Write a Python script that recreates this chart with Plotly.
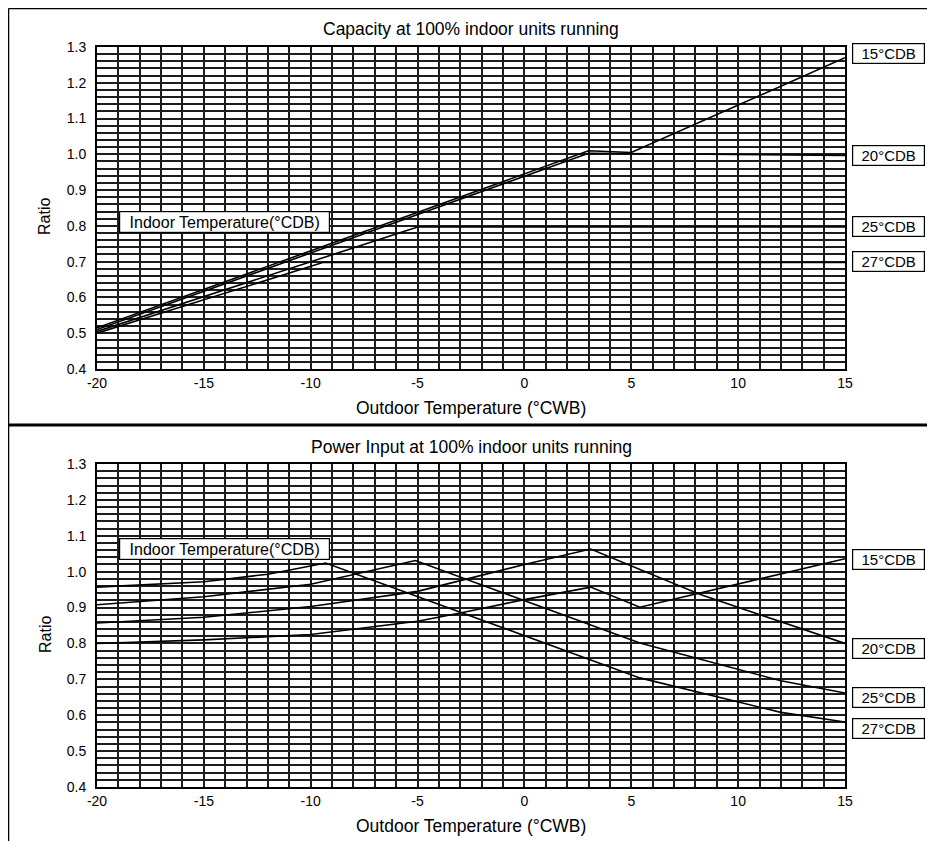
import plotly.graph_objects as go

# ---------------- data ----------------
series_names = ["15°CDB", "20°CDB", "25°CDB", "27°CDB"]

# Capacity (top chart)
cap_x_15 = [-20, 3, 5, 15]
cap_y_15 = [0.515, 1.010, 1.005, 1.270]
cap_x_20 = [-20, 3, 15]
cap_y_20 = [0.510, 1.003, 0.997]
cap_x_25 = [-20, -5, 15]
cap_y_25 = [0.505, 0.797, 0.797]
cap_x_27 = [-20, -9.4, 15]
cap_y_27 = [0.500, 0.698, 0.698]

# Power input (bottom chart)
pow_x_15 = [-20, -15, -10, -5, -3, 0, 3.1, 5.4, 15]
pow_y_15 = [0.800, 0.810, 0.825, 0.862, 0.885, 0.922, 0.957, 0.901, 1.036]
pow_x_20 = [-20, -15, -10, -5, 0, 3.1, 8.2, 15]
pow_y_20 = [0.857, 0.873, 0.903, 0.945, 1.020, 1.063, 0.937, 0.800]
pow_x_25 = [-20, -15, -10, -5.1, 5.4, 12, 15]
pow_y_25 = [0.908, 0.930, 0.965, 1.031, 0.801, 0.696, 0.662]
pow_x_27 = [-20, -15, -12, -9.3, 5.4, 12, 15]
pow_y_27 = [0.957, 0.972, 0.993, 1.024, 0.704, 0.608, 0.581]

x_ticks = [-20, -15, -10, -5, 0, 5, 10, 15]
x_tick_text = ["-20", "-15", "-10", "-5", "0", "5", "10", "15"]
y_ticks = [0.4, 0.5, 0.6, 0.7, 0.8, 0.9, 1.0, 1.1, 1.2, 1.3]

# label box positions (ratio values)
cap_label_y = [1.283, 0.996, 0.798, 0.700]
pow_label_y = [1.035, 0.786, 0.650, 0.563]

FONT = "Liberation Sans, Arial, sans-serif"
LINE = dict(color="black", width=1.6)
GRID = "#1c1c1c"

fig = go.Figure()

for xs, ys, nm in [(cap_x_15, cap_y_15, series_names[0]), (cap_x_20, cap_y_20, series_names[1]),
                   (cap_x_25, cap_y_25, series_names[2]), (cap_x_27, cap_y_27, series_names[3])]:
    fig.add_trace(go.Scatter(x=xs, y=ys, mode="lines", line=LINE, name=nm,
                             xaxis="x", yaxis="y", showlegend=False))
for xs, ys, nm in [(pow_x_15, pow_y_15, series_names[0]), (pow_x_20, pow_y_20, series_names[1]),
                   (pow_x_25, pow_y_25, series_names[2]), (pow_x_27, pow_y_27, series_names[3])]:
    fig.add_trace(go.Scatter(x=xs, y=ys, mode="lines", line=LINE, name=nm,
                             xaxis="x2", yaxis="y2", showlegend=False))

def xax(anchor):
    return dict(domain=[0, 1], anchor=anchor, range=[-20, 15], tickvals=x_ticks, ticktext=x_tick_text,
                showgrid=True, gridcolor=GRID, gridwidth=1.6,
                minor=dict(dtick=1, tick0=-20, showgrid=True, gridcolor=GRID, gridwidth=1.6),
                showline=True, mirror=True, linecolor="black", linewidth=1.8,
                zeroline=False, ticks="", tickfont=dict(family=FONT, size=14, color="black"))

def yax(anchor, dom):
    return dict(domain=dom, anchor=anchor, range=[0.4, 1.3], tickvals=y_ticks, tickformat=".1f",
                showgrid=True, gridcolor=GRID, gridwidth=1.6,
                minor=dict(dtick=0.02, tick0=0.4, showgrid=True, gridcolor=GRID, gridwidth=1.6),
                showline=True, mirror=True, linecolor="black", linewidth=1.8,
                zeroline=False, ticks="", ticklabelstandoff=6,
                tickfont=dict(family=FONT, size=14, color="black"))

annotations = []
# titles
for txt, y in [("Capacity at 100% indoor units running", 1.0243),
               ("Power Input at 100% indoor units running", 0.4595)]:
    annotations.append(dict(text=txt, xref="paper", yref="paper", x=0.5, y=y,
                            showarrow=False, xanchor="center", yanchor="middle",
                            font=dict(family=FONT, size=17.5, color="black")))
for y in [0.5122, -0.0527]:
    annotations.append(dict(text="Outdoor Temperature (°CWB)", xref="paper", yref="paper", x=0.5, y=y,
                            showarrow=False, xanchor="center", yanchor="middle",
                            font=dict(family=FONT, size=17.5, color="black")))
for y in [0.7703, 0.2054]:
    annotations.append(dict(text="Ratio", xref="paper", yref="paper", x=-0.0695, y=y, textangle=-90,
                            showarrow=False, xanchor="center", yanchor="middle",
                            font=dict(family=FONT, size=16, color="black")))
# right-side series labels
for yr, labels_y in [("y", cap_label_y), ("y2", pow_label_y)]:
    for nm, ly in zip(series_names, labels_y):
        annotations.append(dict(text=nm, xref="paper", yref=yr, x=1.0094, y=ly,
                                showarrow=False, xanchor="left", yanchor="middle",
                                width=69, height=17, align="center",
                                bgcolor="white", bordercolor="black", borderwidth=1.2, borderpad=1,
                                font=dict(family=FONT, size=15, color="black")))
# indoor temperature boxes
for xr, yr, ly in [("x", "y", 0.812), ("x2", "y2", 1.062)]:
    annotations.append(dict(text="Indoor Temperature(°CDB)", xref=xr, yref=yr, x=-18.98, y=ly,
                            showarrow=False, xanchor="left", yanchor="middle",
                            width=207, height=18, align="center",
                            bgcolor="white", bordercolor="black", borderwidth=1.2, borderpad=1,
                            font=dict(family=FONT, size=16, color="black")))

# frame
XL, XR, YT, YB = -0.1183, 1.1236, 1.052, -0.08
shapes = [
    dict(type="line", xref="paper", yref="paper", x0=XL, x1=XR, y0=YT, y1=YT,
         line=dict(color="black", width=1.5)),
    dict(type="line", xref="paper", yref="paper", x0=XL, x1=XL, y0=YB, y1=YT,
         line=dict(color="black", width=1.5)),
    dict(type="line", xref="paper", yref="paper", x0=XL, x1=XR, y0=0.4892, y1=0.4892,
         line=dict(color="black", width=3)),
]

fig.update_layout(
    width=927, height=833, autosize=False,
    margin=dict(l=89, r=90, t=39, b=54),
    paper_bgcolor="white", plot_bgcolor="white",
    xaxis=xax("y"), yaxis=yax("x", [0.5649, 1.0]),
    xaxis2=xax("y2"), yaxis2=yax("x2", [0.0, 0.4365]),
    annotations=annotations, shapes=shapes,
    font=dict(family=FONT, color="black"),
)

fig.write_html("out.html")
•••••
- **EXERCISE AIM**:
Take the lines from the start of the material to the line with "fig = go.Figure()", both included, and transcribe them exactly without the pictures.

- **PROBLEM SOLUTION**:
Write a Python script that recreates this chart with Plotly.
import plotly.graph_objects as go

# ---------------- data ----------------
series_names = ["15°CDB", "20°CDB", "25°CDB", "27°CDB"]

# Capacity (top chart)
cap_x_15 = [-20, 3, 5, 15]
cap_y_15 = [0.515, 1.010, 1.005, 1.270]
cap_x_20 = [-20, 3, 15]
cap_y_20 = [0.510, 1.003, 0.997]
cap_x_25 = [-20, -5, 15]
cap_y_25 = [0.505, 0.797, 0.797]
cap_x_27 = [-20, -9.4, 15]
cap_y_27 = [0.500, 0.698, 0.698]

# Power input (bottom chart)
pow_x_15 = [-20, -15, -10, -5, -3, 0, 3.1, 5.4, 15]
pow_y_15 = [0.800, 0.810, 0.825, 0.862, 0.885, 0.922, 0.957, 0.901, 1.036]
pow_x_20 = [-20, -15, -10, -5, 0, 3.1, 8.2, 15]
pow_y_20 = [0.857, 0.873, 0.903, 0.945, 1.020, 1.063, 0.937, 0.800]
pow_x_25 = [-20, -15, -10, -5.1, 5.4, 12, 15]
pow_y_25 = [0.908, 0.930, 0.965, 1.031, 0.801, 0.696, 0.662]
pow_x_27 = [-20, -15, -12, -9.3, 5.4, 12, 15]
pow_y_27 = [0.957, 0.972, 0.993, 1.024, 0.704, 0.608, 0.581]

x_ticks = [-20, -15, -10, -5, 0, 5, 10, 15]
x_tick_text = ["-20", "-15", "-10", "-5", "0", "5", "10", "15"]
y_ticks = [0.4, 0.5, 0.6, 0.7, 0.8, 0.9, 1.0, 1.1, 1.2, 1.3]

# label box positions (ratio values)
cap_label_y = [1.283, 0.996, 0.798, 0.700]
pow_label_y = [1.035, 0.786, 0.650, 0.563]

FONT = "Liberation Sans, Arial, sans-serif"
LINE = dict(color="black", width=1.6)
GRID = "#1c1c1c"

fig = go.Figure()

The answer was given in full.